Hikâyeye merakla başlayan, bir sonuca ulaşmasa bile iz sürerken hissettiği heyecanı yaşantıdan sanan karakterlerin inandığı hikâyelerle ilerler roman. Benzer sıkıntılara, zorluklara sığmak zorunda kalan, evden çıkarken yüzüne teyellediği gülümsemeyle bahtiyar sanılan bu karakterlerin sezgi, algı ve hayatla hizaladıkları halleridir bu inandırıcılığı sağlayan. Dünyaya yabancı bir anlatı değildir HınçAHınç. “Başkasının başından geçenleri kendi deneyimi sanıp ballandırarak anlattığı o anların içine dalmıştı.” (s. 122)
Bazı karakterlerin doğrudan şiddete dahil edilip diğer bazılarının müdahil özneler olarak metinde yer alması yoksulluğun, hınç’ın, kötülüğün, anlaşılmamanın ve tanıklığın cümlelerinin farklı karakterlere bölüştürüldüğü bir yapıyı da destekler. Şehrin kaosunda değil de kendi kozmosunda ilerleyen ve her kornada irkilen karakterleriyle roman, şiddeti, yapısal eşitsizlik, adaletsizlik ve sosyal dinamikler bağlamında aile yapısı içinde de ele alır.
Dilin mi sahneyi, sahnenin mi dili kurduğu konusunda düşündüren ama nihayetinde Yeni Mahalle’nin kaynayan karanlığını bilerek görmezden gelenlere yani insanın aleyhine kendini kuran tarihe inat yazılan bir roman.
Roman kahramanlarına kısaca değinmek pek mümkün değil, çünkü hepsi çok renkli karakterler, ancak renklerinden kısaltarak bahsedecek olursam…

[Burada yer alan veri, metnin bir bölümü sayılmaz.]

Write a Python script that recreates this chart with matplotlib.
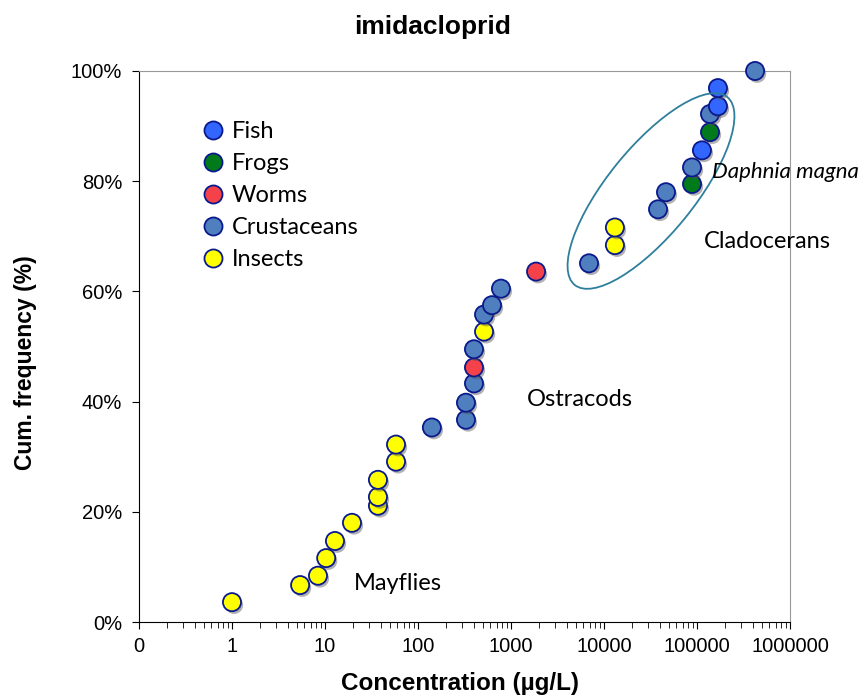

Serde: “Uzaktan bakanlar için bir leke, pür dikkat kesilenler için burnu sıyırıp geçen karasinek, eli yükselten hocalarının hiperaktif tanısı koyduğu, muhtar dahi olamaz dediğiniz memleket yönetiyor, bakarsın ben de bi taçsız kral olurum” diyen Serde. (s. 11) Demar’a çok âşık, futbolcu olup ünlenecek, ahdı var.
Arif: Çıtayı ne kadar yükseltirse yükseltsin, “gerçeklerin elindeki iki simit bir poğaça torbasından ona baktığı, simitçinin önünde sıra bekleyen takım elbiselileri görünce içine su serpilen”, damarlarında kan yerine kin akmayan nesli beğenmeyen bir adamın oğlu Arif. Babasının şerefsiz dediği herkesi temizlemek için intikam yemini eden.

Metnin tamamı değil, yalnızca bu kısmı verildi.